CHARLES MARTIN: NIGDY SIĘ TAK NIE POŚWIĘCAŁEM JAK TERAZ
Charles Martin (29-3-1, 26 KO) marzy o odzyskaniu tytułu mistrza świata wagi ciężkiej. Ale żeby dostać szansę, musi zanotować kilka znaczących zwycięstw. Ci, którzy go pokonali, nie kwapią się do rewanżu, więc "Książę" chętnie sprawdzi młode wilki.
Jared Anderson (13-0, 13 KO), Daniel Dubois (19-1, 18 KO) lub Lenier Pero (9-0, 6 KO), ktoś z tego grona mógłby sprawdzić się z dawnym championem International Boxing Federation.
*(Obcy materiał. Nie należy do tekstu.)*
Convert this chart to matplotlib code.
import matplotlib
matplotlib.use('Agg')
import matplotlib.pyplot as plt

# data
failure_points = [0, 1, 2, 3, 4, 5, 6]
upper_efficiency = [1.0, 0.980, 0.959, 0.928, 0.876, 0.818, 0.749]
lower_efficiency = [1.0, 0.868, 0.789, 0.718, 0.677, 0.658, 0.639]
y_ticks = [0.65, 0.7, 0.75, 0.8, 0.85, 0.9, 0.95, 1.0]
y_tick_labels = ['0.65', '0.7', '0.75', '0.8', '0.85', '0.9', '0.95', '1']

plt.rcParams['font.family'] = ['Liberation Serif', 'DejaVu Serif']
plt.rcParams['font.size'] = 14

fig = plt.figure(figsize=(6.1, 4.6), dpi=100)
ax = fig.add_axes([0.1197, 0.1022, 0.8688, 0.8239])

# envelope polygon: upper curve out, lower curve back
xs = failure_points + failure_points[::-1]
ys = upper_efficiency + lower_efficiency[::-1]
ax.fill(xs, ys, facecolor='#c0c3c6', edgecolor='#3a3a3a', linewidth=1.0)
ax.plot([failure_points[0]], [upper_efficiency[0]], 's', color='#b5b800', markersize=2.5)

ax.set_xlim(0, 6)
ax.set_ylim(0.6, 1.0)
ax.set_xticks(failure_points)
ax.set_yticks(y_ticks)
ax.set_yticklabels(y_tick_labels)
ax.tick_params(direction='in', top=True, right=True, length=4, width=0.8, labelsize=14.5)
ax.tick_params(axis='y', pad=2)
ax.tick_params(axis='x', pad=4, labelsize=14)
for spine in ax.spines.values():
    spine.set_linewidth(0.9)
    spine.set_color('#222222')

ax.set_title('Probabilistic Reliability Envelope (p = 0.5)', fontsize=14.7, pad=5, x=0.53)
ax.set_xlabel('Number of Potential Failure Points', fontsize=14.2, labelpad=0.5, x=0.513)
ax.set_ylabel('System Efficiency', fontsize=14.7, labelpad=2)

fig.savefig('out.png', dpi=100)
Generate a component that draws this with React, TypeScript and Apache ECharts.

- Nie zmuszę Luisa Ortiza czy Adama Kownackiego do rewanżu, a ta dzi***a Dillian Whyte zawsze się mnie bał. Wilder i Ruiz są zajęci sobą i prawdopodobnie zawalczą w eliminatorze WBC. Muszę więc poszukać rywala w gronie młodych chłopaków, jak Anderson, Dubois i Pero. Z nimi też nikt nie chce walczyć, wybiorę więc kogoś z nich. Zmierzę się z każdym i zrobię wszystko co potrzeba, by zostać po raz drugi mistrzem świata wagi ciężkiej - nie ukrywa 36-latek.
- Od kilku miesięcy trenuję w gymie UFC, nie mając tak naprawdę nic zaplanowanego. Nigdy wcześniej aż tak się nie poświęcałem. W przeszłości dostawałem telefon i szykowałem się do walki od sześciu do ośmiu tygodni. Nigdy też nie czułem się tak mocny jak obecnie, możecie mi więc śmiało dawać tych młodych byczków. Chciałbym tylko walczyć częściej - dodał Martin.